Imagined Interiors examines in detail the changing ways in which the domestic interior has been represented in the West over the last 500 years. It looks at a rich array of depictions of the home, including paintings, novels, architectural plans, advertisements, television, film, diaries, sketches and photographs. Dealing with both public and private attitudes to the domestic interior, the book analyses a vast range of material, from grand decorative schemes to homely cottages. Its originality lies in its consideration of a broad range of representational media at times of their increasing significance.

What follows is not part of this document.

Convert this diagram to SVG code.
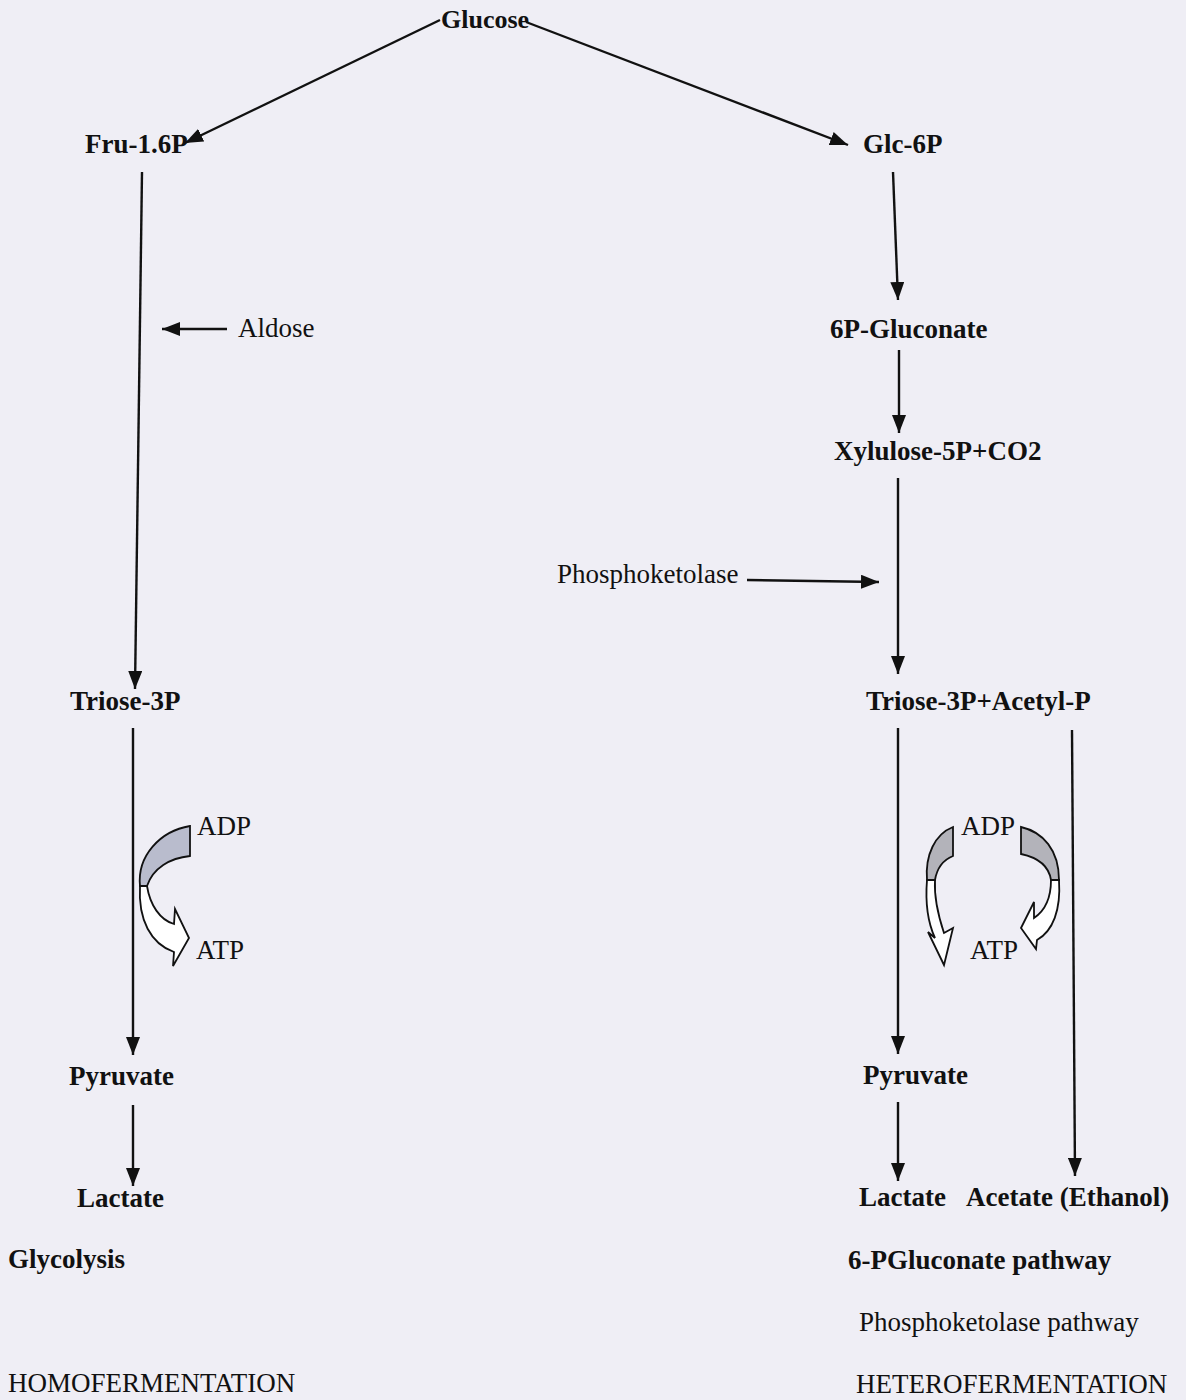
<svg xmlns="http://www.w3.org/2000/svg" width="1186" height="1400" viewBox="0 0 1186 1400">
<defs>
<style>
.b{font-family:"Liberation Serif","Times New Roman",serif;font-weight:bold;font-size:27px;fill:#111}
.r{font-family:"Liberation Serif","Times New Roman",serif;font-size:27px;fill:#111}
.ln{stroke:#111;stroke-width:2.4;fill:none}
.grey{fill:#b9bccd;stroke:#111;stroke-width:1.8}
.grey2{fill:#b3b3ba;stroke:#111;stroke-width:1.8}
.wh{fill:#ffffff;stroke:#111;stroke-width:1.8}
</style>
<marker id="ah" viewBox="0 0 18 14" refX="18" refY="7" markerWidth="18" markerHeight="14" markerUnits="userSpaceOnUse" orient="auto">
<path d="M0,0 L18,7 L0,14 z" fill="#111"/>
</marker>
</defs>
<rect width="1186" height="1400" fill="#efeef5"/>
<g id="connectors">
<line class="ln" x1="440" y1="20" x2="185" y2="143" marker-end="url(#ah)"/>
<line class="ln" x1="526" y1="22" x2="848" y2="145" marker-end="url(#ah)"/>
<line class="ln" x1="142" y1="172" x2="135" y2="689" marker-end="url(#ah)"/>
<line class="ln" x1="227" y1="329" x2="162" y2="329" marker-end="url(#ah)"/>
<line class="ln" x1="133" y1="728" x2="133" y2="1055" marker-end="url(#ah)"/>
<line class="ln" x1="133" y1="1105" x2="133" y2="1186" marker-end="url(#ah)"/>
<line class="ln" x1="893" y1="172" x2="898" y2="300" marker-end="url(#ah)"/>
<line class="ln" x1="899" y1="350" x2="899" y2="433" marker-end="url(#ah)"/>
<line class="ln" x1="898" y1="478" x2="898" y2="674" marker-end="url(#ah)"/>
<line class="ln" x1="747" y1="580" x2="879" y2="582" marker-end="url(#ah)"/>
<line class="ln" x1="898" y1="728" x2="898" y2="1054" marker-end="url(#ah)"/>
<line class="ln" x1="1072" y1="730" x2="1075" y2="1176" marker-end="url(#ah)"/>
<line class="ln" x1="898" y1="1102" x2="898" y2="1181" marker-end="url(#ah)"/>
</g>
<g id="cycle-left">
<path class="grey" d="M190,826 L190,856 C170,858 153,868 147,886 L140,886 C137,856 160,831 190,826 Z"/>
<path class="wh" d="M140,886 C138,920 151,944 174,952 L173,966 L189,938 L175,909 L174,924 C160,920 150,905 147,886 Z"/>
</g>
<g id="cycle-right-a">
<path class="grey2" d="M953,827 L953,856 C943,860 937,868 935,880 L927,880 C925,855 935,834 953,827 Z"/>
<path class="wh" d="M927,880 C925,905 929,925 935,938 L928,932 L944,965 L953,928 L944,933 C939,918 934,898 935,880 Z"/>
</g>
<g id="cycle-right-b">
<path class="grey2" d="M1021,827 L1021,854 C1040,858 1049,867 1051,880 L1059,880 C1059,850 1043,832 1021,827 Z"/>
<path class="wh" d="M1059,880 C1061,910 1053,931 1037,940 L1036,949 L1021,928 L1034,902 L1034,918 C1046,910 1051,896 1051,880 Z"/>
</g>
<g id="n-glucose"><text class="b" x="441" y="28" style="font-size:26px">Glucose</text></g>
<g id="n-fru16p"><text class="b" x="85" y="153">Fru-1.6P</text></g>
<g id="n-glc6p"><text class="b" x="863" y="153">Glc-6P</text></g>
<g id="n-aldose"><text class="r" x="238" y="337">Aldose</text></g>
<g id="n-6pgluconate"><text class="b" x="830" y="338">6P-Gluconate</text></g>
<g id="n-xylulose"><text class="b" x="834" y="460">Xylulose-5P+CO2</text></g>
<g id="n-phosphoketolase"><text class="r" x="557" y="583">Phosphoketolase</text></g>
<g id="n-triose-left"><text class="b" x="70" y="710">Triose-3P</text></g>
<g id="n-triose-right"><text class="b" x="866" y="710">Triose-3P+Acetyl-P</text></g>
<g id="n-adp-left"><text class="r" x="197" y="835">ADP</text></g>
<g id="n-atp-left"><text class="r" x="196" y="959">ATP</text></g>
<g id="n-adp-right"><text class="r" x="961" y="835">ADP</text></g>
<g id="n-atp-right"><text class="r" x="970" y="959">ATP</text></g>
<g id="n-pyruvate-left"><text class="b" x="69" y="1085">Pyruvate</text></g>
<g id="n-pyruvate-right"><text class="b" x="863" y="1084">Pyruvate</text></g>
<g id="n-lactate-left"><text class="b" x="77" y="1207">Lactate</text></g>
<g id="n-lactate-right"><text class="b" x="859" y="1206">Lactate</text></g>
<g id="n-acetate"><text class="b" x="966" y="1206">Acetate (Ethanol)</text></g>
<g id="n-glycolysis"><text class="b" x="8" y="1268">Glycolysis</text></g>
<g id="n-6pg-pathway"><text class="b" x="848" y="1269">6-PGluconate pathway</text></g>
<g id="n-pk-pathway"><text class="r" x="859" y="1331">Phosphoketolase pathway</text></g>
<g id="n-homo"><text class="r" x="8" y="1392">HOMOFERMENTATION</text></g>
<g id="n-hetero"><text class="r" x="856" y="1393">HETEROFERMENTATION</text></g>
</svg>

Aynsley's co-authored essay, Displaying Designs for the Interior in Europe and America, 1870–1950, analyses the various strategies employed to present designs for the domestic interior to a professional and public audience in Europe and America in the period of early Modernism. Aynsley argues that the period witnessed a concerted effort among professional bodies to promote an advanced vision of the modern interior, while at the level of popular representation more traditional and national values were also often current, and were central to a conventional meaning of 'home'.
Presentations on the research undertaken towards the book included Aarhus University, Department of Art History, February 2004; Barcelona University, Department of Art History, April 2004; The Wolfsonian, Florida International University, December 2005; and Bard Center for Graduate Studies, New York, March 2006.
Domestic Interiors Database comprises a broad-ranging analytical survey of the ways in which the interior has been represented since the Renaissance in Western Europe and North America. With over 3,300 entries, the database brings together a carefully selected group of representations of the interior across six centuries that are more extensive, numerous and accessible than anything previously available.
Jeremy Aynsley's contribution to the Domestic Interiors Database was to manage the research project in its entirety. This involved steering researchers in their content and research methodologies and presenting the project on a regular basis to the Centre for the Study of the Domestic Interiors's Academic Advisory Committee. In the final year, he chaired themed workshops on particular areas of the history of the domestic interior. He also managed the editorial stages of the project, including reviewing over 1,000 entries in preparation for their going online.
Aynsley's own 130 individual entries arose from his research into late nineteenth- and twentieth-century European and American design and the domestic interior. They were intended to draw attention to lesser-known sources for interpreting the domestic interior and were chosen to complement the entries made by other members of the research team. Equal attention was given to visual and textual sources. His entries include US trade literature of the 1930s in which new materials for the building industry were promoted. Literary sources in the form of extracts from novels, poetry and stage instructions written by major playwrights are included to show their importance for establishing the imagined interior and various means employed by writers to convey subject-object relations within fictional domestic space. Another group of entries indicates the changing views of the gendered nature of the interior and its philosophical implications in the writings of Walter Benjamin, Pierre Bourdieu, Gaston Bachelard, Georges Perec and Laura Mulvey.